Now, she is opening up about how her relationship and career have been impacted. Late last year, the couple called off their engagement.
Shortly after, she pulled out of her role in the Broadway musical “Once On This Island.” Last week, the singer visited Wake Forest University’s Wait Chapel for Mental Health Week.
There, she encouraged students to push past stigmas and take their mental health seriously.
When speaking candidly about how mental health impacted her relationship and career, Michelle didn’t hold back about the importance of treating mental health.
“What did it? Anxiety,” she revealed about her previous relationship with Johnson, according to Journal News reports. “Depression and anxiety left untreated can rob you of the very thing you’ve been praying for.”
The 38-year-old entertainer opened up about how much she has been struggling with depression throughout the years.
“I’ve been in depression situations where I’m in bed for days or months,” she said. “I learned the world doesn’t stop for people with depression, so you’ve got to go and get yours.”
Even though she is a celebrity, Michelle insisted that she is challenged by the same types of issues that plague other people who battle with their mental health.
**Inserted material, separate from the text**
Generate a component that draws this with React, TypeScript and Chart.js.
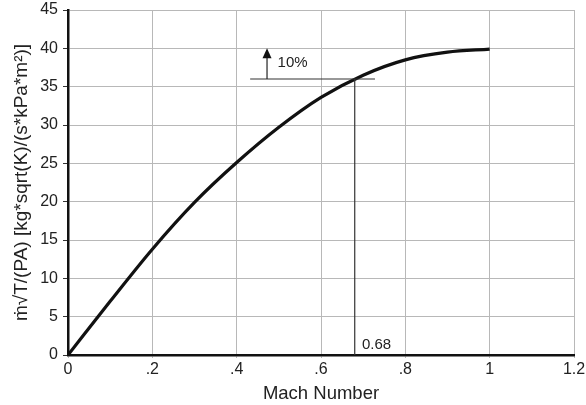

“At the end of the day, we’re all human. I may be a little more Google-able than you,” Williams said. “You’ve got to do what’s best for you. If I want an ice-cream sandwich, I don’t know if it’s organic or gluten-free, but I do it.”
While speaking at Wake Forest, Michelle opened the floor for a judgment-free question and answer session. Danny Reeves, the student body president at the school, explained why the forum was so important for the students on his campus.
“People may look at Michelle Williams, a professional singer and actress, or me as their student body president and think ‘Oh, their life is perfect,’” said Reeves. “But it’s OK if you’re struggling. Mental illness doesn’t mean you’re weak.”